Lebanon's parliament passes 2020 budget as protests continue
Lebanon's parliament on Monday passed the 2020 budget, state media said, as leaders struggle to redress a plummeting economy and address anti-establishment protests.
Lebanon has since 17 October been gripped by a unified popular movement that toppled the government and created a three-month political vacuum until a new cabinet was announced last week.
Thousands of soldiers, including special forces, as well as riot policemen were deployed on major roads in the capital and its suburbs as they attacked protesters who were demonstrating against the budget.
Beirut committed in 2018 to slashing public spending as part of reforms to unlock more than $11 billion in desperately needed international aid.
The new budget aims to reduce deficit to around 7 percent of gross domestic product, parliament budget committee chairman Ibrahim Kanaan said.
That would be only a tiny drop from the planned deficit of almost 7.6 percent of GDP for last year, after a shortfall of 11.2 percent in 2018.
The last government had promised a deficit of just 0.6 percent for 2020, but Kanaan said that was now impossible as the unravelling economic crisis had caused projected revenues for the year to decrease.
In recent months, thousands of Lebanese have been laid off or seen their salaries slashed as the value of the Lebanese pound has fallen by more than a third on the parallel exchange market.

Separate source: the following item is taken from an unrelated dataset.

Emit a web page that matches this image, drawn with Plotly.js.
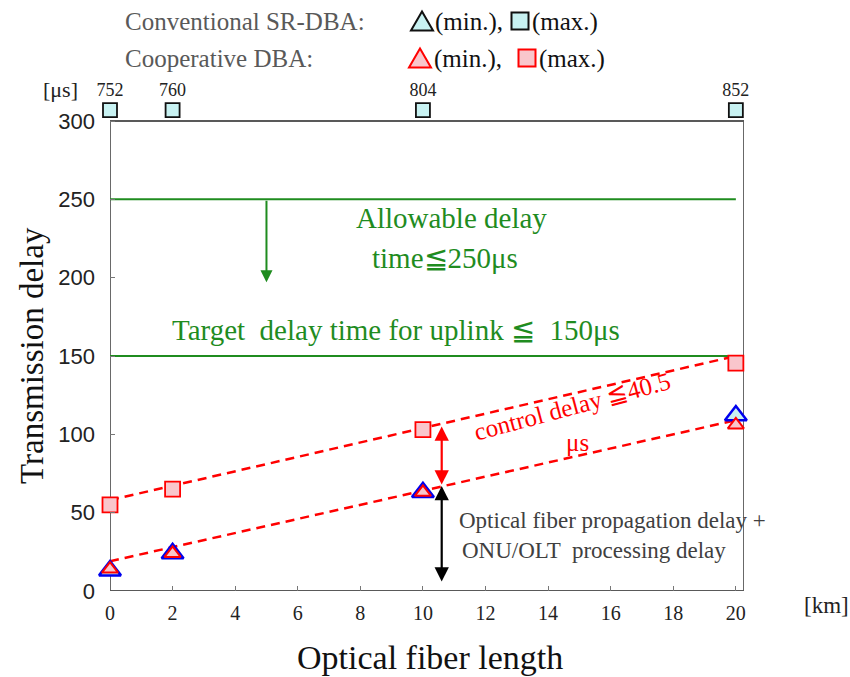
<!DOCTYPE html>
<html>
<head>
<meta charset="utf-8">
<script src="https://cdn.plot.ly/plotly-3.0.1.min.js"></script>
<style>html,body{margin:0;padding:0;background:#fff;}#chart{width:850px;height:677px;}</style>
</head>
<body>
<div id="chart"></div>
<script>
// ---- data ----
const fiberKm = [0, 2, 10, 20];
const coopMax = [55, 65, 103, 145.5];
const coopMin = [14, 24, 63, 106];
const convMin = [13, 24, 63, 112];
const convMax = [752, 760, 804, 852];
const convMaxLabels = ['752', '760', '804', '852'];
const trendX = [0, 20];
const upperTrend = [58, 150];
const lowerTrend = [19, 109];
const allowableDelay = [250, 250];
const targetDelay = [150, 150];
const xTicks = [0, 2, 4, 6, 8, 10, 12, 14, 16, 18, 20];
const yTicks = [0, 50, 100, 150, 200, 250, 300];

// ---- layout helpers ----
const W = 850, H = 677;
const L = 110, R = 744, T = 102, B = 591;
const yFrameTop = 300;
const yRangeTop = (B - T) / 470 * 300;
const px = x => (x - L) / (R - L);
const py = y => (B - y) / (B - T);
const offscaleY = 307;
const serif = 'Liberation Serif, Times New Roman, serif';
const green = '#1f8c1f';
const red = '#ff0000';
const pink = '#f9c6cc';
const cyan = '#c8f2f2';

const traces = [
  {x: trendX, y: upperTrend, mode: 'lines', line: {color: red, width: 2.5, dash: '9px,6px'}, hoverinfo: 'skip'},
  {x: trendX, y: lowerTrend, mode: 'lines', line: {color: red, width: 2.5, dash: '9px,6px'}, hoverinfo: 'skip'},
  {x: trendX, y: allowableDelay, mode: 'lines', line: {color: green, width: 2}},
  {x: trendX, y: targetDelay, mode: 'lines', line: {color: green, width: 2}},
  {x: fiberKm, y: convMin, mode: 'markers', cliponaxis: false,
   marker: {symbol: 'triangle-up', size: 19, color: cyan, line: {color: '#0000ee', width: 2.5}}},
  {x: fiberKm, y: coopMin, mode: 'markers', cliponaxis: false,
   marker: {symbol: 'triangle-up', size: 14, color: pink, line: {color: red, width: 2}}},
  {x: fiberKm, y: coopMax, mode: 'markers', cliponaxis: false,
   marker: {symbol: 'square', size: 15, color: pink, line: {color: red, width: 1.8}}},
  {x: fiberKm, y: convMax.map(() => offscaleY), mode: 'markers+text', cliponaxis: false,
   text: convMaxLabels, textposition: 'top center',
   textfont: {family: serif, size: 18, color: '#222'},
   marker: {symbol: 'square', size: 14, color: cyan, line: {color: '#111', width: 1.8}}}
];

function tri(cx, cy, w, h) {
  return `M${px(cx - w/2)},${py(cy + h/2)} L${px(cx + w/2)},${py(cy + h/2)} L${px(cx)},${py(cy - h/2)} Z`;
}
function sq(cx, cy, s) {
  return {type: 'rect', xref: 'paper', yref: 'paper', x0: px(cx - s/2), x1: px(cx + s/2), y0: py(cy + s/2), y1: py(cy - s/2)};
}

const shapes = [
  {type: 'rect', xref: 'x', yref: 'y', x0: 0, x1: 20.26, y0: 0, y1: yFrameTop, layer: 'below',
   line: {color: '#595959', width: 1.8}, fillcolor: 'rgba(0,0,0,0)'},
  {type: 'path', xref: 'paper', yref: 'paper', path: tri(422, 21, 22, 19), fillcolor: cyan, line: {color: '#111', width: 2}},
  Object.assign(sq(520, 21, 17), {fillcolor: cyan, line: {color: '#111', width: 2}}),
  {type: 'path', xref: 'paper', yref: 'paper', path: tri(420, 58, 22, 19), fillcolor: pink, line: {color: red, width: 2}},
  Object.assign(sq(527, 58, 17), {fillcolor: pink, line: {color: red, width: 2}})
];

const P = (t, x, y, font, extra) => Object.assign({text: t, xref: 'paper', yref: 'paper', x: px(x), y: py(y),
  xanchor: 'center', yanchor: 'middle', showarrow: false, font: font}, extra || {});
const D = (t, x, y, font, extra) => Object.assign({text: t, xref: 'x', yref: 'y', x: x, y: y,
  xanchor: 'center', yanchor: 'middle', showarrow: false, font: font}, extra || {});

const legFont = {family: serif, size: 25, color: '#595959'};
const symFont = {family: serif, size: 25, color: '#111'};
const greenFont = {family: serif, size: 29, color: green};
const redFont = {family: serif, size: 25, color: red};
const noteFont = {family: serif, size: 23, color: '#404040'};

const annotations = [
  P('Conventional SR-DBA:', 123, 22, legFont, {xanchor: 'left'}),
  P('Cooperative DBA:', 123, 59, legFont, {xanchor: 'left'}),
  P('(min.),', 433, 22, symFont, {xanchor: 'left'}),
  P('(max.)', 530, 22, symFont, {xanchor: 'left'}),
  P('(min.),', 432, 59, symFont, {xanchor: 'left'}),
  P('(max.)', 537, 59, symFont, {xanchor: 'left'}),
  P('[μs]', 60, 90, {family: serif, size: 22, color: '#222'}),
  P('[km]', 826, 605, {family: serif, size: 23, color: '#222'}),
  P('Optical fiber length', 430, 657, {family: serif, size: 34, color: '#111'}),
  P('Transmission delay', 32, 356, {family: serif, size: 33, color: '#111'}, {textangle: -90}),
  D('Allowable delay', 10.9, 238, greenFont),
  D('time≦250μs', 10.7, 212.5, greenFont),
  D('Target  delay time for uplink ≦  150μs', 9.15, 166.5, greenFont),
  D('control delay ≦40.5', 14.75, 118, redFont, {textangle: -15}),
  D('μs', 14.95, 95, redFont),
  D('Optical fiber propagation delay +', 11.1, 45, noteFont, {xanchor: 'left'}),
  D('ONU/OLT  processing delay', 11.2, 26, noteFont, {xanchor: 'left'}),
  // arrows
  {x: 5, y: 197, ax: 5, ay: 250, xref: 'x', yref: 'y', axref: 'x', ayref: 'y', text: '', showarrow: true,
   arrowhead: 2, arrowsize: 1.2, arrowwidth: 2, arrowcolor: green},
  {x: 10.6, y: 68, ax: 10.6, ay: 106, xref: 'x', yref: 'y', axref: 'x', ayref: 'y', text: '', showarrow: true,
   arrowside: 'end+start', arrowhead: 2, startarrowhead: 2, arrowsize: 1.3, startarrowsize: 1.3, arrowwidth: 2.2, arrowcolor: red},
  {x: 10.6, y: 6, ax: 10.6, ay: 68, xref: 'x', yref: 'y', axref: 'x', ayref: 'y', text: '', showarrow: true,
   arrowside: 'end+start', arrowhead: 2, startarrowhead: 2, arrowsize: 1.3, startarrowsize: 1.3, arrowwidth: 2.2, arrowcolor: '#000'}
];

const layout = {
  width: W, height: H,
  margin: {l: L, r: W - R, t: T, b: H - B, pad: 0},
  paper_bgcolor: '#fff', plot_bgcolor: '#fff',
  showlegend: false,
  xaxis: {range: [0, 20.26], tickvals: xTicks, ticks: 'inside', ticklen: 5, tickcolor: '#777',
    showgrid: false, zeroline: false, showline: false,
    tickfont: {family: serif, size: 20, color: '#222'}, ticklabelstandoff: 8},
  yaxis: {range: [0, yRangeTop], tickvals: yTicks, ticks: 'inside', ticklen: 5, tickcolor: '#777',
    showgrid: false, zeroline: false, showline: false,
    tickfont: {family: 'Liberation Sans, Arial, sans-serif', size: 22, color: '#222'}, ticklabelstandoff: 14},
  shapes: shapes,
  annotations: annotations
};

Plotly.newPlot('chart', traces, layout, {displayModeBar: false, staticPlot: true});
</script>
</body>
</html>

Only 70 of the 128 members of parliament attended Monday's vote, just days after Prime Minister Hassan Diab announced his new team, the state-run National News Agency said.
The budget was passed with 49 lawmakers in favour, 13 against, and eight abstaining, the agency said.
Diab, who attended the session but whose cabinet still needs to be approved by the legislature, said his team would not hamper the budget prepared by the former government.
Kanaan however said the new cabinet could carry out amendments.